I got a letter in the mail. It was from North Dakota, a place where I had never been. There were two Scooby Doo stamps on the right-hand corner, and a return address I did not recognize. I opened the envelope, and inside was an old brown leather luggage tag. I recognized my writing, and I knew the tag had once hung on the handle of my suitcase to identify that it was mine. Of course, it was meant to give information should the suitcase get lost. To let someone out there know where to find me, and where to send the suitcase.
Inside the envelope was a letter, folded in thirds. Typed out carefully in calligraphic script.
“Hi, my name is Karen, and I work part time as a ramp agent. I found your luggage tag while working and wanted to return it to you. Here’s to many more safe travels.”
I put the letter down and I looked around my kitchen. Who sends a luggage tag through the mail? Why didn’t she just throw it away? Who was this person in North Dakota?
These questions didn’t leave easily. I thought about them all day. And the next, off and on. She must have brought it home, sat down and typed out a note, attached two stamps – worth about the cost of the contents! She had an intention to find the rightful owner of the tag, and she followed through with her intention. Luggage tag received. Made it home.
Maybe this could be really important. Maybe simply putting that tag in an envelope and sending it home could model something important and alter the course of the world just a bit.
I recalled the ideas I learned when training in a coaching program at The Arbinger Institute. I recalled learning something like this: Imagine seeing something on the ground, perhaps in your home or office, and not picking it up. And the immediate justification that follows: “Someone else will get it.” Or “not mine…” We then create a space between ourselves and the rest of the world. We put ourselves in a box of sorts. And the “other” in our mind, who will pick it up, becomes a sort of object, not a subject to whom we feel connected. What if we pick it up? Then we remind ourselves of how we are connected to humanity.
I have a similar experience at times when doing improvisational theater, a hobby I have enjoyed and studied for thirty years. Up on a stage, working with a partner, you never know what’s going to happen; brilliance or train wreck. But there you are, sharing a moment with someone, creating something. And it really only works if you care about your partner, if you are curious about who they are, what character they bring, and move the scene forward by providing gifts. A name, a place, a purpose, and the focus on your partner often helps move the scene along.

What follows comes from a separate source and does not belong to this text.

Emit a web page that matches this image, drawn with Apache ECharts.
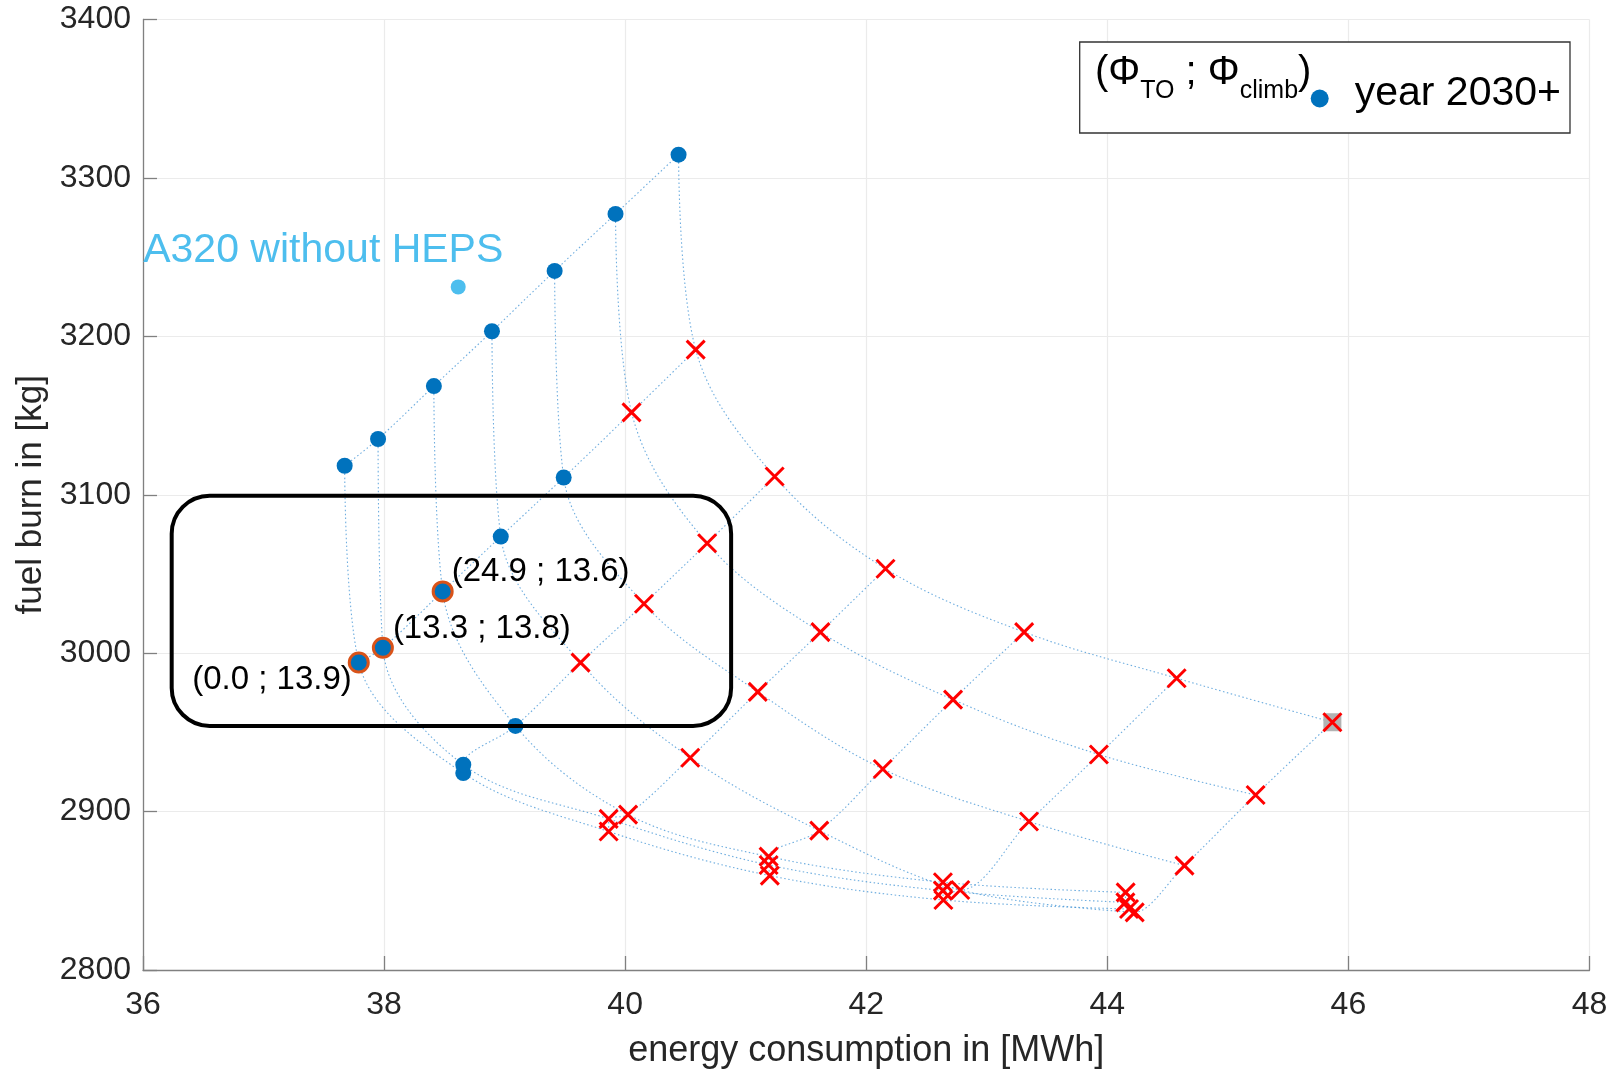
<!DOCTYPE html>
<html><head><meta charset="utf-8">
<script src="https://cdn.jsdelivr.net/npm/echarts@6/dist/echarts.min.js"></script>
<style>html,body{margin:0;padding:0;background:#fff}#c{width:1615px;height:1071px}</style>
</head><body><div id="c"></div>
<script>
// ---- data (one row per Phi_TO curve, one column per Phi_climb step) ----
const energyMWh = [
  [37.673, 37.790, 38.657, 39.863, 41.200, 42.640, 44.180],
  [37.950, 37.990, 38.657, 39.863, 41.190, 42.636, 44.150],
  [38.413, 38.486, 39.090, 40.024, 41.190, 42.636, 44.152],
  [38.895, 38.968, 39.630, 40.540, 41.610, 42.780, 44.227],
  [39.415, 39.490, 40.156, 41.100, 42.137, 43.350, 44.640],
  [39.920, 40.053, 40.680, 41.620, 42.720, 43.930, 45.230],
  [40.443, 40.585, 41.240, 42.160, 43.310, 44.575, 45.867]
];
const fuelKg = [
  [3118.3, 2994.1, 2924.3, 2887.4, 2859.6, 2844.2, 2838.5],
  [3135.2, 3003.4, 2929.6, 2895.4, 2866.3, 2850.1, 2842.7],
  [3168.6, 3039.0, 2954.1, 2898.1, 2871.6, 2855.4, 2849.0],
  [3203.2, 3073.6, 2994.0, 2934.0, 2888.0, 2850.5, 2836.4],
  [3241.3, 3110.9, 3031.2, 2975.6, 2926.9, 2893.7, 2865.9],
  [3277.3, 3152.0, 3069.4, 3013.3, 2970.7, 2936.0, 2910.5],
  [3314.7, 3191.6, 3111.5, 3053.3, 3013.3, 2984.2, 2956.4]
];
const markerKind = [
  ['o','o','o','x','x','x','x'],
  ['o','o','o','x','x','x','x'],
  ['o','o','o','x','x','x','x'],
  ['o','o','x','x','x','x','x'],
  ['o','o','x','x','x','x','x'],
  ['o','x','x','x','x','x','x'],
  ['o','x','x','x','x','x','x']
];
const highlightCurve = [0, 1, 2];
const highlightStep = [1, 1, 1];
const highlightText = ['(0.0 ; 13.9)', '(13.3 ; 13.8)', '(24.9 ; 13.6)'];
const grayCurve = 6, grayStep = 6;
const a320Energy = 38.615, a320Fuel = 3231.2;
const a320Text = 'A320 without HEPS';
const xTicksRange = [36, 48, 2];
const yTicksRange = [2800, 3400, 100];
const boxEnergy = [36.238, 40.879];
const boxFuel = [2954.1, 3099.4];
const seriesName = 'year 2030+';
const xName = 'energy consumption in [MWh]';
const yName = 'fuel burn in [kg]';

// ---- build ----
const FONT = '"Liberation Sans", Arial, Helvetica, sans-serif';
const lineStyle = {color: '#3d92d4', width: 1.1, type: [1.5, 2.5], opacity: 0.75};
const series = [];
for (let i = 0; i < energyMWh.length; i++) {
  series.push({type: 'line', smooth: 0.35, showSymbol: false, silent: true, z: 1,
    lineStyle: lineStyle, data: energyMWh[i].map((x, j) => [x, fuelKg[i][j]])});
}
for (let j = 0; j < energyMWh[0].length; j++) {
  series.push({type: 'line', smooth: 0.35, showSymbol: false, silent: true, z: 1,
    lineStyle: lineStyle, data: energyMWh.map((row, i) => [row[j], fuelKg[i][j]])});
}
const dots = [], crosses = [];
energyMWh.forEach((row, i) => row.forEach((x, j) => {
  (markerKind[i][j] === 'o' ? dots : crosses).push([x, fuelKg[i][j]]);
}));
series.push({type: 'scatter', name: 'gray', z: 2, symbol: 'rect', symbolSize: 18,
  itemStyle: {color: '#b3b3b3', opacity: 1}, silent: true,
  data: [[energyMWh[grayCurve][grayStep], fuelKg[grayCurve][grayStep]]]});
series.push({type: 'scatter', name: 'cross', z: 3, symbol: 'path://M0,0L10,10M10,0L0,10',
  symbolSize: 18, itemStyle: {color: 'none', borderColor: '#ff0000', borderWidth: 3, opacity: 1}, data: crosses});
series.push({type: 'scatter', name: seriesName, z: 4, symbol: 'circle', symbolSize: 16,
  itemStyle: {color: '#0072BD', opacity: 1}, data: dots});
const hlOffsets = [[-7, 17, 'right'], [10, -19, 'left'], [9, -19, 'left']];
series.push({type: 'scatter', name: 'hl', z: 5, symbol: 'circle', symbolSize: 19,
  itemStyle: {color: '#0072BD', borderColor: '#D95319', borderWidth: 3, opacity: 1},
  data: highlightCurve.map((c, k) => ({
    value: [energyMWh[c][highlightStep[k]], fuelKg[c][highlightStep[k]]],
    label: {show: true, formatter: highlightText[k], position: 'inside', align: hlOffsets[k][2],
      verticalAlign: 'middle', offset: [hlOffsets[k][0], hlOffsets[k][1]],
      color: '#000', fontSize: 33, fontFamily: FONT}
  }))});
series.push({type: 'scatter', name: 'a320', z: 5, symbol: 'circle', symbolSize: 15,
  itemStyle: {color: '#4DBEEE', opacity: 1},
  data: [{value: [a320Energy, a320Fuel], label: {show: true, formatter: a320Text, position: 'inside',
    align: 'left', verticalAlign: 'middle', offset: [-315, -36], color: '#4DBEEE', fontSize: 41, fontFamily: FONT}}]});

const chart = echarts.init(document.getElementById('c'), null, {renderer: 'canvas'});
const axisCommon = {
  axisLine: {show: true, lineStyle: {color: '#808080', width: 1.3}},
  axisTick: {show: true, inside: true, length: 14, lineStyle: {color: '#808080', width: 1.3}},
  splitLine: {show: true, lineStyle: {color: '#ebebeb', width: 1.2}},
  axisLabel: {color: '#262626', fontSize: 32, fontFamily: FONT, formatter: v => String(v)},
  nameTextStyle: {color: '#262626', fontSize: 36, fontFamily: FONT},
  nameLocation: 'middle'
};
chart.setOption({
  animation: false,
  backgroundColor: '#fff',
  grid: {left: 143, right: 25.5, top: 19.5, bottom: 101, containLabel: false, outerBoundsMode: 'none'},
  xAxis: Object.assign({type: 'value', min: xTicksRange[0], max: xTicksRange[1], interval: xTicksRange[2],
    name: xName, nameGap: 63}, axisCommon, {axisLabel: Object.assign({}, axisCommon.axisLabel, {margin: 19})}),
  yAxis: Object.assign({type: 'value', min: yTicksRange[0], max: yTicksRange[1], interval: yTicksRange[2],
    name: yName, nameGap: 84}, axisCommon,
    {axisLabel: Object.assign({}, axisCommon.axisLabel, {margin: 12}),
     nameTextStyle: Object.assign({}, axisCommon.nameTextStyle, {fontSize: 35})}),
  legend: {data: [seriesName], right: 45, top: 42, orient: 'horizontal',
    icon: 'circle', itemWidth: 18, itemHeight: 18, itemGap: 10,
    padding: [31, 9, 14, 231], borderColor: '#333', borderWidth: 1.3, backgroundColor: '#fff',
    formatter: name => '{g|}{t|' + name + '}',
    textStyle: {color: '#000', fontSize: 41, fontFamily: FONT,
      rich: {g: {width: 21}, t: {fontSize: 41, color: '#000', fontFamily: FONT, padding: [0, 0, 10, 0]}}}},
  title: {left: 1090, top: 36, text: '{m|(Φ}{s|TO}{m| ; Φ}{s|climb}{m|)}',
    textStyle: {fontWeight: 'normal', rich: {
      m: {fontSize: 40, color: '#000', fontFamily: FONT, fontWeight: 'normal'},
      s: {fontSize: 25, color: '#000', fontFamily: FONT, fontWeight: 'normal', padding: [38, 0, 0, 0]}
    }}},
  series: series
});
const p1 = chart.convertToPixel({gridIndex: 0}, [boxEnergy[0], boxFuel[1]]);
const p2 = chart.convertToPixel({gridIndex: 0}, [boxEnergy[1], boxFuel[0]]);
chart.setOption({graphic: [{type: 'rect', z: 10, silent: true,
  shape: {x: p1[0], y: p1[1], width: p2[0] - p1[0], height: p2[1] - p1[1], r: 38},
  style: {fill: 'none', stroke: '#000', lineWidth: 4}}]});
</script></body></html>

In a therapy office, whether I’m the therapist or the client, we work together back and forth to understand something new through a conversation rooted in curiosity with the potential to reach a greater sense of connection both to each other and to the world at large. We aim for less reliance on defenses, less fear of the world, and maybe even the generation of an impulse to help someone else.
A mother gazing at her infant… the infant gazing back. Back and forth they go. Like two improvisers sharing a moment. Playing and creating, taking care of each other up on stage. Like two people connecting in a psychotherapy consulting office. Exchanging ideas and feelings back and forth to reach a deeper truth. A shared experience of humanity. Like a luggage tag… traveling through the mail….to find its rightful owner.
What luggage tag can I send out into the world? What can we all do to surprise someone just for a moment? An unexpected hello. An offer to someone in need. The breaking of an estrangement of one sort or another. An unexpected gift from the tarmac finding its way home.
With a pen, a paper, an envelope and two stamps, I say thank you to someone on a ramp in North Dakota for reminding me for a moment of what it means to be human.